Nov 21, 2016 | 4:30 AM

EDMONTON — Alberta’s Progressive Conservatives have fined leadership candidate Jason Kenney $5,000 for breaking the rules by showing up and running a hospitality suite near a meeting where voting delegates were being selected.

“I hope that this is a clear message not just to (Kenney) but to all candidates that they need to raise the bar higher,” PC party president Katherine O’Neill said Monday. 

“The party expects more (and) the province expects more.” 

She also announced a new investigation into recent actions of a Kenney supporter alleged to have handed out lists of Kenney delegate slates to vote for at a selection meeting in the Spruce Grove-St.

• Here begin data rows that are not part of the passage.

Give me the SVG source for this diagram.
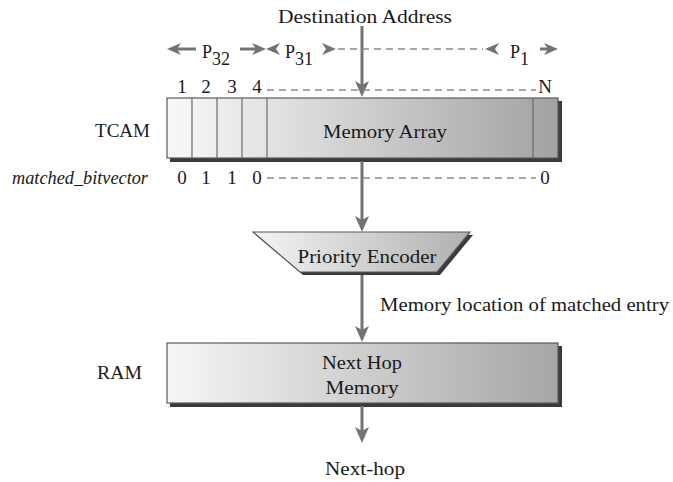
<svg xmlns="http://www.w3.org/2000/svg" xmlns:xlink="http://www.w3.org/1999/xlink" width="673" height="482" viewBox="0 0 673 482">
<style>
text{font-family:"Liberation Serif","Times New Roman",serif;fill:#1a1a1a;font-size:18px}
.mid{text-anchor:middle}
.end{text-anchor:end}
.it{font-style:italic}
.num{font-size:19px}
.box{stroke:#5a5a5a;stroke-width:1.2}
.shadow{fill:#3a3a3a}
.div{stroke:#6a6a6a;stroke-width:1.2}
.arr{stroke:#737373;stroke-width:3;fill:none}
.sarr{stroke:#737373;stroke-width:3;fill:none}
.dash{stroke:#8a8a8a;stroke-width:1.4;stroke-dasharray:7 5;fill:none}
.head{fill:#737373}
</style>
<defs>
<linearGradient id="gT" x1="167" y1="0" x2="558" y2="0" gradientUnits="userSpaceOnUse">
<stop offset="0" stop-color="#f8f8f8"/><stop offset="0.25" stop-color="#e4e4e4"/><stop offset="1" stop-color="#a2a2a2"/>
</linearGradient>
<linearGradient id="gR" x1="167" y1="0" x2="558" y2="0" gradientUnits="userSpaceOnUse">
<stop offset="0" stop-color="#f6f6f6"/><stop offset="1" stop-color="#a6a6a6"/>
</linearGradient>
<linearGradient id="gP" x1="253" y1="0" x2="470" y2="0" gradientUnits="userSpaceOnUse">
<stop offset="0" stop-color="#f4f4f4"/><stop offset="1" stop-color="#b0b0b0"/>
</linearGradient>
<marker id="ah" viewBox="0 0 16 14" refX="8" refY="7" markerWidth="16" markerHeight="14" markerUnits="userSpaceOnUse" orient="auto">
<path d="M0,0 L16,7 L0,14 L4,7 z" fill="#737373"/>
</marker>
<marker id="sh" viewBox="0 0 14 12" refX="6" refY="6" markerWidth="14" markerHeight="12" markerUnits="userSpaceOnUse" orient="auto">
<path d="M0,0 L14,6 L0,12 L4,6 z" fill="#737373"/>
</marker>
<path id="hd" d="M0,0 L-14,-6 L-10,0 L-14,6 z"/>
</defs>

<g id="tcam">
<rect class="shadow" x="170" y="101" width="392" height="61"/>
<rect class="box" x="167" y="98" width="391" height="60" fill="url(#gT)"/>
<line class="div" x1="192" y1="98" x2="192" y2="158"/>
<line class="div" x1="217" y1="98" x2="217" y2="158"/>
<line class="div" x1="242" y1="98" x2="242" y2="158"/>
<line class="div" x1="267" y1="98" x2="267" y2="158"/>
<line class="div" x1="533" y1="98" x2="533" y2="158"/>
<text class="mid" x="385" y="138" textLength="124" lengthAdjust="spacingAndGlyphs">Memory Array</text>
<text class="mid num" x="182" y="93">1</text>
<text class="mid num" x="206" y="93">2</text>
<text class="mid num" x="232" y="93">3</text>
<text class="mid num" x="257" y="93">4</text>
<text class="mid num" x="545" y="93">N</text>
</g>
<g id="tcam-label"><text class="end" x="150" y="137" textLength="55" lengthAdjust="spacingAndGlyphs">TCAM</text></g>
<g id="bitvector">
<text class="end it" x="148" y="184" textLength="136" lengthAdjust="spacingAndGlyphs">matched_bitvector</text>
<text class="mid num" x="182" y="184">0</text>
<text class="mid num" x="206" y="184">1</text>
<text class="mid num" x="232" y="184">1</text>
<text class="mid num" x="257" y="184">0</text>
<text class="mid num" x="545" y="184">0</text>
</g>
<g id="encoder">
<path class="shadow" d="M256,235 L473,235 L440,275 L303,275 z"/>
<path class="box" d="M253,232 L470,232 L437,272 L300,272 z" fill="url(#gP)"/>
<text class="mid" x="367" y="263" textLength="139" lengthAdjust="spacingAndGlyphs">Priority Encoder</text>
</g>
<g id="ram">
<rect class="shadow" x="170" y="346" width="392" height="61"/>
<rect class="box" x="167" y="343" width="391" height="60" fill="url(#gR)"/>
<text class="mid" x="362" y="369" textLength="80" lengthAdjust="spacingAndGlyphs">Next Hop</text>
<text class="mid" x="362" y="394" textLength="73" lengthAdjust="spacingAndGlyphs">Memory</text>
</g>
<g id="ram-label"><text class="end" x="142" y="379" textLength="45" lengthAdjust="spacingAndGlyphs">RAM</text></g>
<g id="labels">
<text class="mid" x="365" y="23" textLength="174" lengthAdjust="spacingAndGlyphs">Destination Address</text>
<text x="202" y="58" font-size="20">P<tspan font-size="18" dy="7">32</tspan></text>
<text x="285" y="58" font-size="20">P<tspan font-size="18" dy="7">31</tspan></text>
<text x="510" y="58" font-size="20">P<tspan font-size="18" dy="7">1</tspan></text>
<text x="380" y="311" textLength="289" lengthAdjust="spacingAndGlyphs">Memory location of matched entry</text>
<text class="mid" x="365" y="475" textLength="80" lengthAdjust="spacingAndGlyphs">Next-hop</text>
</g>
<g id="connectors">
<path class="arr" d="M362,26 V89" marker-end="url(#ah)"/>
<path class="arr" d="M362,161 V224" marker-end="url(#ah)"/>
<path class="arr" d="M362,275 V334" marker-end="url(#ah)"/>
<path class="arr" d="M362,406 V435" marker-end="url(#ah)"/>
<path class="sarr" d="M196,49 H175" marker-end="url(#sh)"/>
<path class="sarr" d="M240,49 H258" marker-end="url(#sh)"/>
<use href="#hd" xlink:href="#hd" class="head" transform="translate(266,49) rotate(180)"/>
<use href="#hd" xlink:href="#hd" class="head" transform="translate(336,49)"/>
<path class="dash" d="M338,49 H483"/>
<use href="#hd" xlink:href="#hd" class="head" transform="translate(485,49) rotate(180)"/>
<path class="sarr" d="M540,49 H550" marker-end="url(#sh)"/>
<path class="dash" d="M267,90 H536"/>
<path class="dash" d="M267,178 H536"/>
</g>
</svg>
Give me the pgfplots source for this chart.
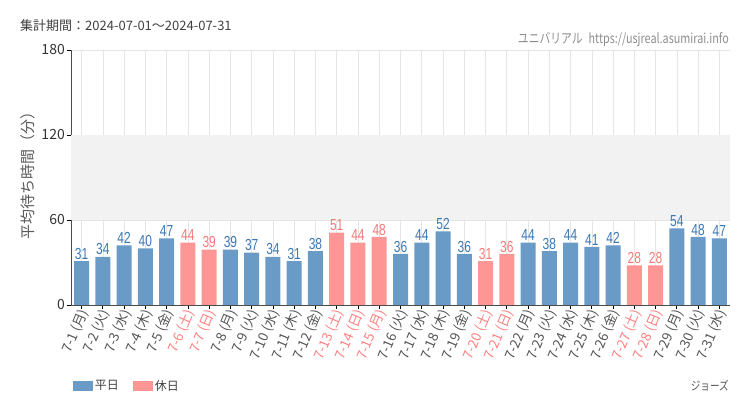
\documentclass[border=0pt]{standalone}
\usepackage{pgfplots}
\pgfplotsset{compat=1.18}
\usepackage{fontspec}
\setmainfont{Noto Sans CJK JP}
\newfontfamily\condfont[FakeStretch=0.75]{Liberation Sans}
\newfontfamily\condcjk[FakeStretch=0.8]{Noto Sans CJK JP}
\definecolor{wk}{HTML}{6A9AC6}
\definecolor{hol}{HTML}{FF9696}
\definecolor{wklab}{HTML}{3D78B4}
\definecolor{hollab}{HTML}{F47A7A}
\definecolor{holtick}{HTML}{FF8080}
\definecolor{tickc}{HTML}{555555}
\begin{document}
\begin{tikzpicture}
\path (0pt,0pt) rectangle (750pt,410pt);
\begin{axis}[
  set layers,
  at={(71pt,105pt)}, anchor=south west,
  width=659pt, height=255pt, scale only axis,
  xmin=-0.5, xmax=30.5, ymin=0, ymax=180,
  ytick={0,60,120,180},
  xtick={0,...,30},
  xticklabels={7-1 (月),7-2 (火),7-3 (水),7-4 (木),7-5 (金),\textcolor{holtick}{7-6 (土)},\textcolor{holtick}{7-7 (日)},7-8 (月),7-9 (火),7-10 (水),7-11 (木),7-12 (金),\textcolor{holtick}{7-13 (土)},\textcolor{holtick}{7-14 (日)},\textcolor{holtick}{7-15 (月)},7-16 (火),7-17 (水),7-18 (木),7-19 (金),\textcolor{holtick}{7-20 (土)},\textcolor{holtick}{7-21 (日)},7-22 (月),7-23 (火),7-24 (水),7-25 (木),7-26 (金),\textcolor{holtick}{7-27 (土)},\textcolor{holtick}{7-28 (日)},7-29 (月),7-30 (火),7-31 (水)},
  xticklabel style={rotate=67, anchor=east, font=\fontsize{13.5}{13.5}\selectfont, text=tickc, inner sep=1pt, xshift=1pt, yshift=-3pt},
  yticklabel style={font=\fontsize{14}{14}\selectfont, text=black!80, inner sep=2pt},
  /pgf/number format/assume math mode=true,
  axis x line*=bottom, axis y line*=left,
  axis line style={black!70, line width=0.8pt},
  tick align=outside,
  major tick length=4pt,
  tick style={black, line width=0.8pt},
  xmajorgrids, ymajorgrids,
  grid style={black!10, line width=0.6pt},
  ybar, bar width=15pt, bar shift=0pt,
  nodes near coords,
  nodes near coords style={font=\condfont\fontsize{16}{16}\selectfont, inner sep=1.5pt},
  legend columns=2,
  legend style={at={(-0.002,-0.318)}, anchor=west, draw=none, fill=none,
    font=\fontsize{12}{12}\selectfont, text=black!75,
    /tikz/every even column/.append style={column sep=12pt}},
  legend image code/.code={\fill[#1] (0pt,-5pt) rectangle (20pt,5pt);},
]
\fill[black!5, on layer=axis background] (axis cs:-0.5,60) rectangle (axis cs:30.5,120);
\addplot[fill=wk, draw=none, nodes near coords style={text=wklab}] coordinates {
(0,31) (1,34) (2,42) (3,40) (4,47) (7,39) (8,37) (9,34) (10,31) (11,38)
(15,36) (16,44) (17,52) (18,36) (21,44) (22,38) (23,44) (24,41) (25,42)
(28,54) (29,48) (30,47)};
\addlegendentry{平日}
\addplot[fill=hol, draw=none, nodes near coords style={text=hollab}] coordinates {
(5,44) (6,39) (12,51) (13,44) (14,48) (19,31) (20,36) (26,28) (27,28)};
\addlegendentry{休日}
\end{axis}
\node[anchor=west, text=black!75, font=\fontsize{13}{13}\selectfont, inner sep=0pt] at (20pt,384pt) {集計期間：2024-07-01～2024-07-31};
\node[anchor=east, text=black!45, font=\condcjk\fontsize{13.5}{13.5}\selectfont, inner sep=0pt] at (729pt,370pt) {ユニバリアル\hspace{6pt}https://usjreal.asumirai.info};
\node[rotate=90, text=black!65, font=\fontsize{15}{15}\selectfont, inner sep=0pt] at (28pt,238pt) {平均待ち時間（分）};
\node[anchor=east, text=black!65, font=\condcjk\fontsize{12}{12}\selectfont, inner sep=0pt] at (729pt,24pt) {ジョーズ};
\end{tikzpicture}
\end{document}
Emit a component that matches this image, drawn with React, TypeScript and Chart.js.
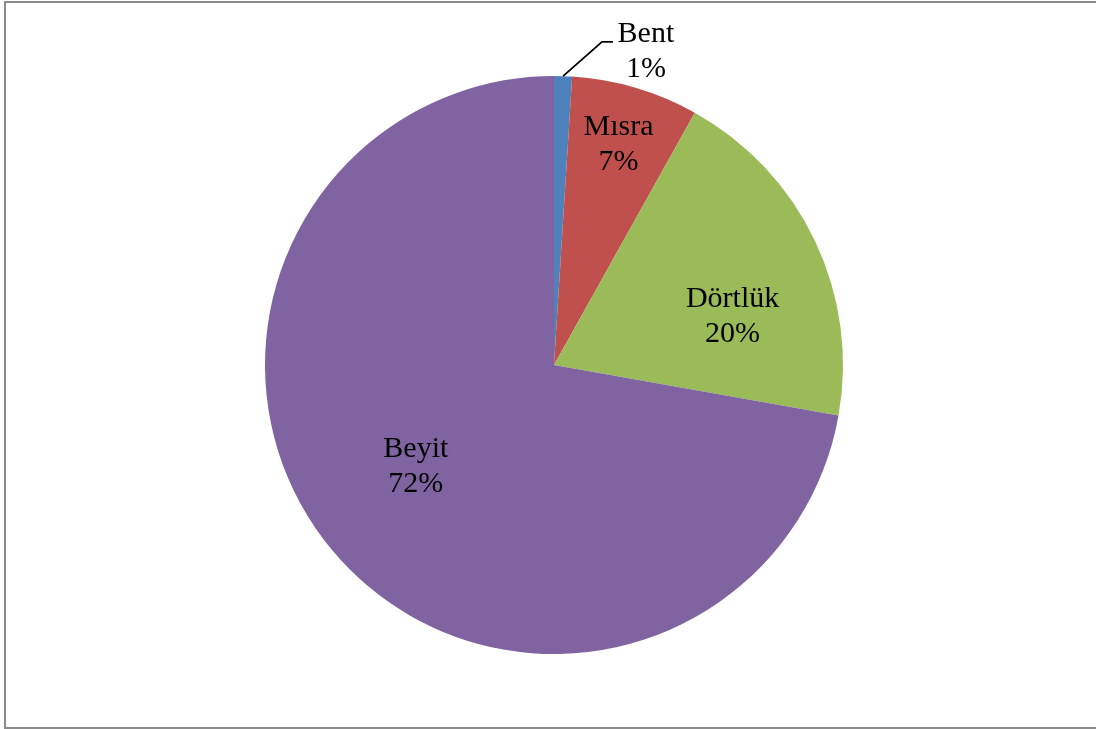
import React, { useEffect, useRef } from "react";
import { Chart, registerables } from "chart.js";

Chart.register(...registerables);

const categories = ["Bent", "Mısra", "Dörtlük", "Beyit"];
const values = [1.0, 7.1, 19.7, 72.2];
const colors = ["#4F81BD", "#C0504D", "#9BBB59", "#8064A2"];

// label placement relative to pie centre, as fractions of the radius (first baseline)
const labelPlacement = [
  { fx: 0.318, fy: -1.118, leader: true },
  { fx: 0.223, fy: -0.796, leader: false },
  { fx: 0.618, fy: -0.201, leader: false },
  { fx: -0.478, fy: 0.318, leader: false },
];

const W = 1096;
const H = 729;

const labelPlugin = {
  id: "pieLabels",
  afterDatasetsDraw(chart: any) {
    const ctx = chart.ctx;
    const meta = chart.getDatasetMeta(0);
    const data = chart.data.datasets[0].data as number[];
    const total = data.reduce((a, b) => a + b, 0);
    ctx.save();
    ctx.font = '30px "Liberation Serif", "Times New Roman", serif';
    ctx.fillStyle = "#000";
    ctx.textAlign = "center";
    ctx.textBaseline = "alphabetic";
    meta.data.forEach((arc: any, i: number) => {
      const p = arc.getProps(["x", "y", "outerRadius", "startAngle", "endAngle"], true);
      const R = p.outerRadius;
      const pl = labelPlacement[i];
      const x = p.x + pl.fx * R;
      const y = p.y + pl.fy * R;
      const pct = Math.round((data[i] / total) * 100) + "%";
      ctx.fillText(categories[i], x, y);
      ctx.fillText(pct, x, y + 35);
      if (pl.leader) {
        const mid = (p.startAngle + p.endAngle) / 2;
        const sx = p.x + Math.cos(mid) * R;
        const sy = p.y + Math.sin(mid) * R;
        ctx.beginPath();
        ctx.strokeStyle = "#000";
        ctx.lineWidth = 1.8;
        ctx.moveTo(sx, sy);
        ctx.lineTo(p.x + 0.166 * R, y);
        ctx.lineTo(p.x + 0.204 * R, y);
        ctx.stroke();
      }
    });
    ctx.restore();
  },
};

export default function App() {
  const ref = useRef<HTMLCanvasElement | null>(null);
  useEffect(() => {
    document.body.style.margin = "0";
    const chart = new Chart(ref.current!, {
      type: "pie",
      data: {
        labels: categories,
        datasets: [
          {
            data: values,
            backgroundColor: colors,
            borderWidth: 0,
          },
        ],
      },
      options: {
        responsive: false,
        animation: false,
        layout: { padding: { top: 76, bottom: 75, left: 265, right: 253 } },
        plugins: {
          legend: { display: false },
          tooltip: { enabled: false },
        },
      },
      plugins: [labelPlugin],
    });
    return () => chart.destroy();
  }, []);
  return (
    <div style={{ position: "fixed", left: 0, top: 0, width: W, height: H, background: "#fff" }}>
      <canvas ref={ref} width={W} height={H} style={{ position: "absolute", left: 0, top: 0 }} />
      <div
        style={{
          position: "absolute",
          left: 4,
          top: 1,
          width: W + 10,
          height: 728,
          borderLeft: "2px solid #8a8a8a",
          borderTop: "2px solid #8a8a8a",
          borderBottom: "2px solid #8a8a8a",
          boxSizing: "border-box",
          pointerEvents: "none",
        }}
      />
    </div>
  );
}
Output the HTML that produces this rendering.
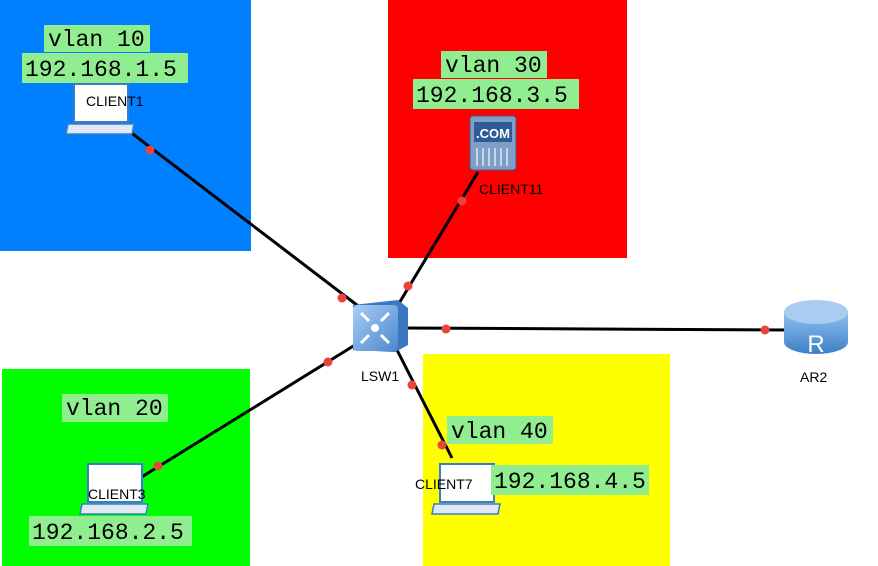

Albert constituency.

“(If found to be a violation) that would be considered a minor breach,” said O’Neill.

She declined to speculate what would be done if a candidate racked up multiple violations, but added: “There’s only so much tolerance for someone not respecting the rules.”

Kenney’s campaign team will pay $5,000 for failing to keep away from an area last Wednesday where leadership delegates were being picked in the constituency of Edmonton-Ellerslie.

The party’s chief returning officer, Rob Dunseith, said Kenney organizers should not have set up a hospitality suite down the hall from the voting area and Kenney should not have been there.

In a statement, Kenney’s campaign team said the rules are too vague. It said neither Kenney’s appearance nor the hospitality suite were intended to sway the delegate vote, but were meant to thank Kenney supporters.

The delegate vote will be held again.

“We are disappointed but will comply with the decision of the (chief returning officer) forcing another delegate selection meeting in Edmonton-Ellerslie,” said the statement.

“Our campaign has sought at all times to comply with the rules laid out for the leadership election.”

O’Neill said the leadership campaign committee is to meet this week to see if the rules need to be more specific, but she noted the other three candidates “have had no problems following the rules.”

Party rules dictate there should be no partisan lobbying at the votes and that, for the same reason, leadership candidates should stay away.

Dunseith rejected Kenney’s argument that the rules are too vague, particularly when it came to the hospitality suite.

“(The room) was obviously meant to sway voters or reinforce their resolve to support Kenney delegates,” he wrote.

“It is precisely the type and locality of campaigning the rule was mean to prohibit.”

Dunseith said in his report that he didn’t consider Kenney’s breaches serious enough to warrant full forfeiture of his $20,000 deposit, because the hospitality room was shut down and Kenney left when he was advised he could not be there.

But Dunseith also noted what he called “two aggravating factors” —that organizer Alan Hallman said the Kenney campaign could afford a fine when warned that his boss could be punished if he came near the meeting and that the Kenney campaign decided to push the boundaries of the rules.

“I cannot be satisfied that the results of the delegate selection meeting were not tainted or influenced by these breaches,” Dunseith said in his report. “Moreover, I consider (a new vote) necessary to protect the integrity of the leadership selection process.”

Delegates picked in all 87 constituencies will vote for a new Tory leader at a meeting in Calgary on March 18.

The other candidates are PC member of the legislature Richard Starke, Calgary lawyer Byron Nelson and former Tory MLA Stephen Khan.